-------- Data provided --------

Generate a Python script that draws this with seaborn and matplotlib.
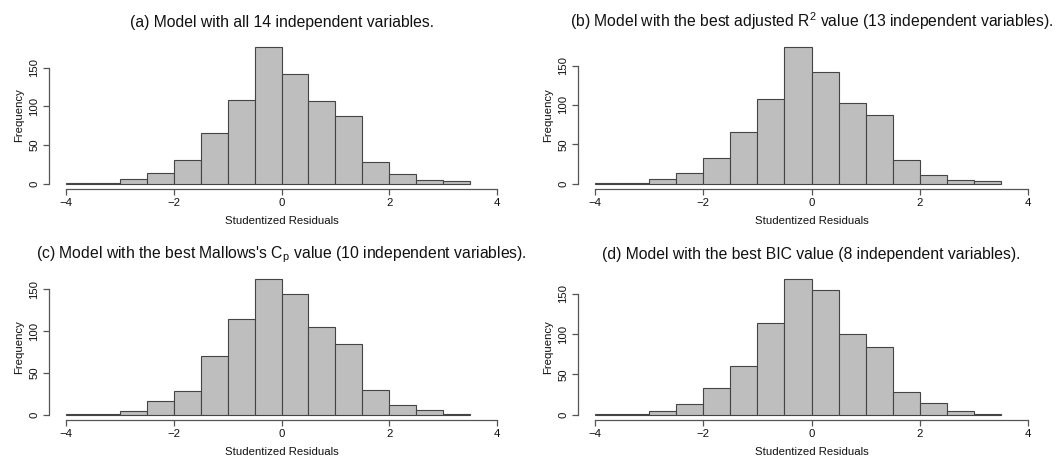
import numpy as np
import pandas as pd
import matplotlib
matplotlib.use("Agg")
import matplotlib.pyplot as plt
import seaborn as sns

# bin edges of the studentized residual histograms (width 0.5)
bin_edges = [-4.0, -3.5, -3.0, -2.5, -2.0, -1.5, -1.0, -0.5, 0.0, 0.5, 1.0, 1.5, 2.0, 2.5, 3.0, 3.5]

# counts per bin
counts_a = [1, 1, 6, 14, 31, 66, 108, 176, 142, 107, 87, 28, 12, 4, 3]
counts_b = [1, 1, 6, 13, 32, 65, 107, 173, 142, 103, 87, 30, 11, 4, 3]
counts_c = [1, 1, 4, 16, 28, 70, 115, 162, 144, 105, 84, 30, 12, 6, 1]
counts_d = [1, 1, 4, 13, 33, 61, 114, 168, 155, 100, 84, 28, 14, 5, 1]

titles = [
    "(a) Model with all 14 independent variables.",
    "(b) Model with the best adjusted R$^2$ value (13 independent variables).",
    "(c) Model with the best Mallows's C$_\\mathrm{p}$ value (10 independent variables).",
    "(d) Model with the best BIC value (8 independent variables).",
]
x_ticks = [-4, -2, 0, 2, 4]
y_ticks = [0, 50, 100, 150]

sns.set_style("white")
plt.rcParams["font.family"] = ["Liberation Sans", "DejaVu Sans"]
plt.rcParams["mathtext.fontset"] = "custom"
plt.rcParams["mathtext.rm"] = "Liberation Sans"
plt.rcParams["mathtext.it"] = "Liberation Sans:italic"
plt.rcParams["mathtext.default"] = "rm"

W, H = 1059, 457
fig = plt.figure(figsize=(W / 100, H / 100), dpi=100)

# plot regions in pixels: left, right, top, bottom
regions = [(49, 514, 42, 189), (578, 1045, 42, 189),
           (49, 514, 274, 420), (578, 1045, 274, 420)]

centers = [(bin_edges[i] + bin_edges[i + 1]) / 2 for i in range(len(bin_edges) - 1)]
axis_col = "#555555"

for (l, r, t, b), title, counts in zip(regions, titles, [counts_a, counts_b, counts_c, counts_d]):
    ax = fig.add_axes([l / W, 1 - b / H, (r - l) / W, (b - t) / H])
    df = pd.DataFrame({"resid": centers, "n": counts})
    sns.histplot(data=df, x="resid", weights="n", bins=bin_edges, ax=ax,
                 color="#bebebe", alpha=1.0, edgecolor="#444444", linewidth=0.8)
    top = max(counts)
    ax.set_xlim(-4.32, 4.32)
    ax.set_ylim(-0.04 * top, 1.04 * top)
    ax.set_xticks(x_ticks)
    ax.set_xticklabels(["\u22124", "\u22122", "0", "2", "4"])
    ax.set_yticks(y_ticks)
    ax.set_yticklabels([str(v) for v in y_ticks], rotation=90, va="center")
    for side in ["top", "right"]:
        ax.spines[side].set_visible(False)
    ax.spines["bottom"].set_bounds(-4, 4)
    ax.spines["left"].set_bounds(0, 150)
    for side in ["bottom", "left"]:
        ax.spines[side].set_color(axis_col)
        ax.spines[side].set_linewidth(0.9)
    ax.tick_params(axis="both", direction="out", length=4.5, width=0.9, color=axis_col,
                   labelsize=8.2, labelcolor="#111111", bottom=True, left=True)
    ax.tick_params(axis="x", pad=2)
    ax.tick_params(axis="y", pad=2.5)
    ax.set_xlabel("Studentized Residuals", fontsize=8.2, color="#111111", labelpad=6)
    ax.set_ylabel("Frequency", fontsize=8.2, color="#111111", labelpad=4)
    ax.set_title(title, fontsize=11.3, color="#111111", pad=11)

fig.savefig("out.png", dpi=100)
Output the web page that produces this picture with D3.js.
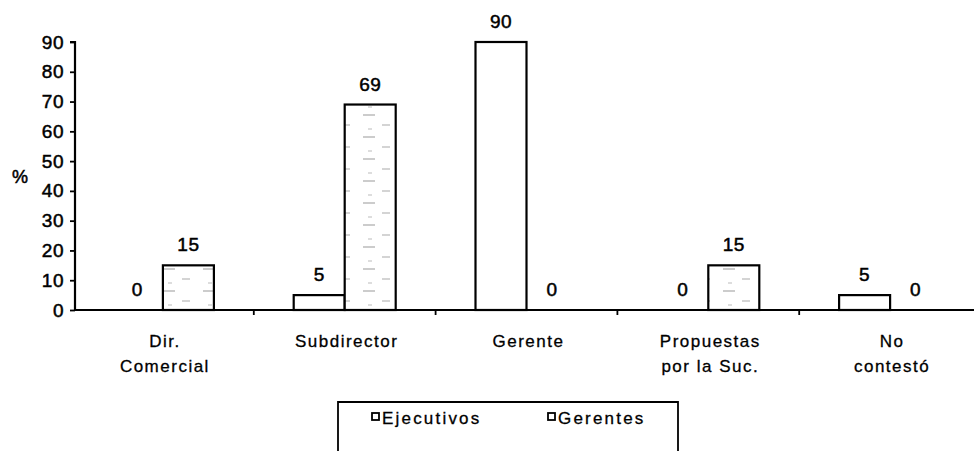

--------

◆ Task statement
Go through the material above and print all of it exactly, except the pictures.

◆ Exercise output
Generate a Python script that draws this with seaborn and matplotlib.
import numpy as np
import pandas as pd
import matplotlib
matplotlib.use("Agg")
import matplotlib.pyplot as plt
import seaborn as sns

# bin edges of the studentized residual histograms (width 0.5)
bin_edges = [-4.0, -3.5, -3.0, -2.5, -2.0, -1.5, -1.0, -0.5, 0.0, 0.5, 1.0, 1.5, 2.0, 2.5, 3.0, 3.5]

# counts per bin
counts_a = [1, 1, 6, 14, 31, 66, 108, 176, 142, 107, 87, 28, 12, 4, 3]
counts_b = [1, 1, 6, 13, 32, 65, 107, 173, 142, 103, 87, 30, 11, 4, 3]
counts_c = [1, 1, 4, 16, 28, 70, 115, 162, 144, 105, 84, 30, 12, 6, 1]
counts_d = [1, 1, 4, 13, 33, 61, 114, 168, 155, 100, 84, 28, 14, 5, 1]

titles = [
    "(a) Model with all 14 independent variables.",
    "(b) Model with the best adjusted R$^2$ value (13 independent variables).",
    "(c) Model with the best Mallows's C$_\\mathrm{p}$ value (10 independent variables).",
    "(d) Model with the best BIC value (8 independent variables).",
]
x_ticks = [-4, -2, 0, 2, 4]
y_ticks = [0, 50, 100, 150]

sns.set_style("white")
plt.rcParams["font.family"] = ["Liberation Sans", "DejaVu Sans"]
plt.rcParams["mathtext.fontset"] = "custom"
plt.rcParams["mathtext.rm"] = "Liberation Sans"
plt.rcParams["mathtext.it"] = "Liberation Sans:italic"
plt.rcParams["mathtext.default"] = "rm"

W, H = 1059, 457
fig = plt.figure(figsize=(W / 100, H / 100), dpi=100)

# plot regions in pixels: left, right, top, bottom
regions = [(49, 514, 42, 189), (578, 1045, 42, 189),
           (49, 514, 274, 420), (578, 1045, 274, 420)]

centers = [(bin_edges[i] + bin_edges[i + 1]) / 2 for i in range(len(bin_edges) - 1)]
axis_col = "#555555"

for (l, r, t, b), title, counts in zip(regions, titles, [counts_a, counts_b, counts_c, counts_d]):
    ax = fig.add_axes([l / W, 1 - b / H, (r - l) / W, (b - t) / H])
    df = pd.DataFrame({"resid": centers, "n": counts})
    sns.histplot(data=df, x="resid", weights="n", bins=bin_edges, ax=ax,
                 color="#bebebe", alpha=1.0, edgecolor="#444444", linewidth=0.8)
    top = max(counts)
    ax.set_xlim(-4.32, 4.32)
    ax.set_ylim(-0.04 * top, 1.04 * top)
    ax.set_xticks(x_ticks)
    ax.set_xticklabels(["\u22124", "\u22122", "0", "2", "4"])
    ax.set_yticks(y_ticks)
    ax.set_yticklabels([str(v) for v in y_ticks], rotation=90, va="center")
    for side in ["top", "right"]:
        ax.spines[side].set_visible(False)
    ax.spines["bottom"].set_bounds(-4, 4)
    ax.spines["left"].set_bounds(0, 150)
    for side in ["bottom", "left"]:
        ax.spines[side].set_color(axis_col)
        ax.spines[side].set_linewidth(0.9)
    ax.tick_params(axis="both", direction="out", length=4.5, width=0.9, color=axis_col,
                   labelsize=8.2, labelcolor="#111111", bottom=True, left=True)
    ax.tick_params(axis="x", pad=2)
    ax.tick_params(axis="y", pad=2.5)
    ax.set_xlabel("Studentized Residuals", fontsize=8.2, color="#111111", labelpad=6)
    ax.set_ylabel("Frequency", fontsize=8.2, color="#111111", labelpad=4)
    ax.set_title(title, fontsize=11.3, color="#111111", pad=11)

fig.savefig("out.png", dpi=100)
Output the web page that produces this picture with D3.js.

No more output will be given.